Gurley acknowledged that some believe the laws are too harsh on managers. “Nevertheless, the labor commissioner must interpret the law very broadly for the protection of the artist,” he said.

Brad Grey, chief executive of Brillstein-Grey, one of Hollywood’s largest management companies, said managers face certain risks.

“We are sympathetic to those honorable management companies who find themselves vulnerable as a result of simply working diligently–in collaboration with talent agents–trying to succeed at the job they are charged to do by their clients,” Grey said.

Murray and other legislators say there’s little appetite in Sacramento for further restrictions. “We’re not going to have the manager police. It’s not worth it for actors and the state to scrutinize every phone call a manager makes.”

Besides, attempts three years ago to regulate managers stalled as quickly as they began.

“We tried and tried to find a definition of a manager so we would know who we wanted to regulate,” said state Sen. Sheila Kuehl (D-Santa Monica), a former actress. “But we could not define what managers are, so there was no real way to even begin.”

Instead, legislators tweaked the laws to prohibit shady managers and agents from cashing in on side businesses, such as requiring their clients to get certain photos or talent lessons.

There is no real push for further reforms other than SAG’s, Kuehl said. She noted the small number of complaints each year, compared with the more than 120,000 SAG members.

“Maybe there is no real problem here,” Kuehl said.

Dauer’s clients disagree. They say it’s not Hollywood’s top-tier management firms but the little guys, like Dauer, who find themselves in a pinch.
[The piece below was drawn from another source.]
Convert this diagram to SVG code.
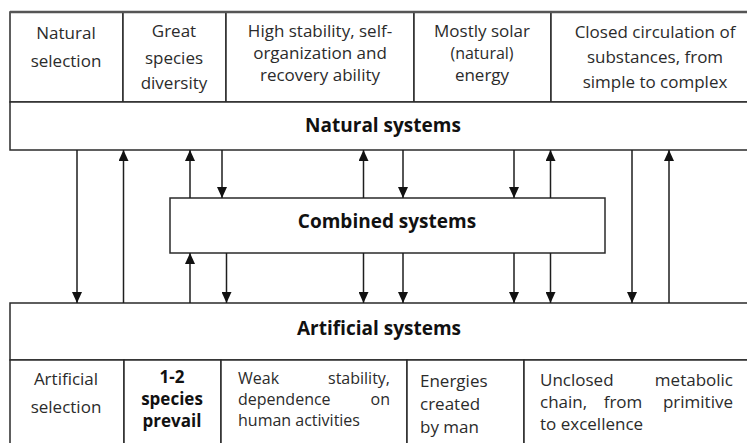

“The laws are flawed,” said Sonia Satra, one of seven young actors who kept a courtroom vigil during Dauer’s trial last week. “You have an agent because the law requires you to have one. And you have a manager because he helps your career. This business is hard enough, and so I think the law should allow you to have more than one person–an agent and a manager–doing anything they can to get their clients work.”